Não acho que a reeleição tenha trazido nada de bom ao país. O chefe do Executivo se elege e já se encarrega de formar uma base gigantesca pensando num mandato de oito anos, não de quatro. Evita, no que considera a primeira metade, tomar medidas impopulares porque sabe que terá de se submeter ao crivo das urnas. Dilma é um exemplo mais do que eloquente, não é? Porque não cortou gastos antes? Por que não mudou regras do seguro-desemprego e pensões antes? Por que não elevou combustíveis antes? Por que não majorou tarifas de energia antes? Por que não elevou juros antes? Por que não cortou financiamento da casa própria antes? A resposta é óbvia. E aqui se diz tudo. Cabe perguntar: por que o governo FHC I não desvalorizou o real antes? E a resposta é igualmente óbvia.

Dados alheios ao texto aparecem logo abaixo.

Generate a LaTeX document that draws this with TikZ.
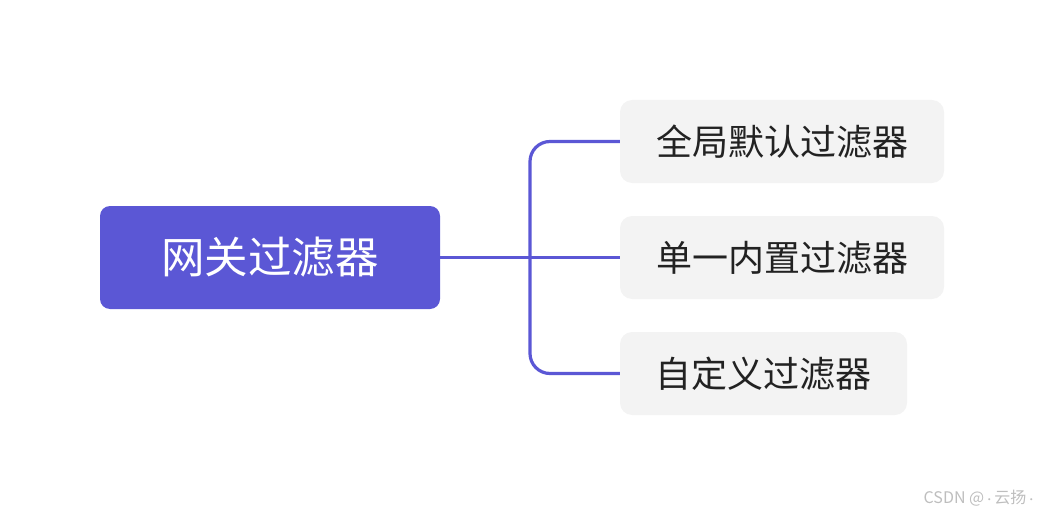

Mesmo àqueles que especulam que Lula poderia ter vencido em 1998 e acabado com o Real, respondo de duas maneiras: a) acho que ele teria sido derrotado porque, naquela disputa, ainda existia o PT pré-Carta ao Povo Brasileiro. Mas isso é chute, eu sei. O argumento melhor vem agora: b) não se deve recorrer a oportunismos para preservar o povo de si mesmo. A lei que garantiu aquele suposto bem de antes tem custado muito caro ao país. Esse tipo de maquinação nunca dá certo, não é? E se o PT, sem Lula, tivesse sido derrotado em 2006?
Existe reeleição nos EUA, e as coisas funcionam relativamente bem. É verdade. Não vou dizer aqui, como afirmou um deputado nesta quarta, que aquela é uma democracia consolidada, e a nossa, ainda muito jovem. Isso é besteira. A questão não esta na esfera cultural ou de sensações. O que importa é outra coisa. Vejam o tamanho que tem o estado americano e o tamanho que tem o estado brasileiro. Será que um governante americano dispõe, por exemplo, de um Fies, que desembolsa R$ 5 bilhões num ano e R$ 14 bilhões no seguinte, quando há disputa eleitoral? Será que o governo americano dispõe de Bolsa Família, que possa ter seu valor corrigido justamente na boca da urna? Será que o governo americano dispõe de bancos estatais, comerciais e de fomento para fazer generosidades?
Dado esse perfil do estado brasileiro, permitir a reeleição corresponde a entregar uma máquina gigantesca na mão do governante de turno para que ele cuide da sua reeleição. É claro que a gestão sempre pode ser de tal sorte ruim que um governante acabe sendo recusado. Mas a experiência mostrou que a regra tem sido a reeleição. E não porque a administração seja necessariamente exemplar. Vejam o caso de Dilma Rousseff cinco meses depois de assumir o segundo mandato…
A decisão da Câmara é um alento. Vêm agora outras questões importantes, das quais tratarei em outro post: duração de mandato de presidente, de deputados, de senadores etc. Mesmo o fim da reeleição, acho, pode ser melhorado. Volto depois.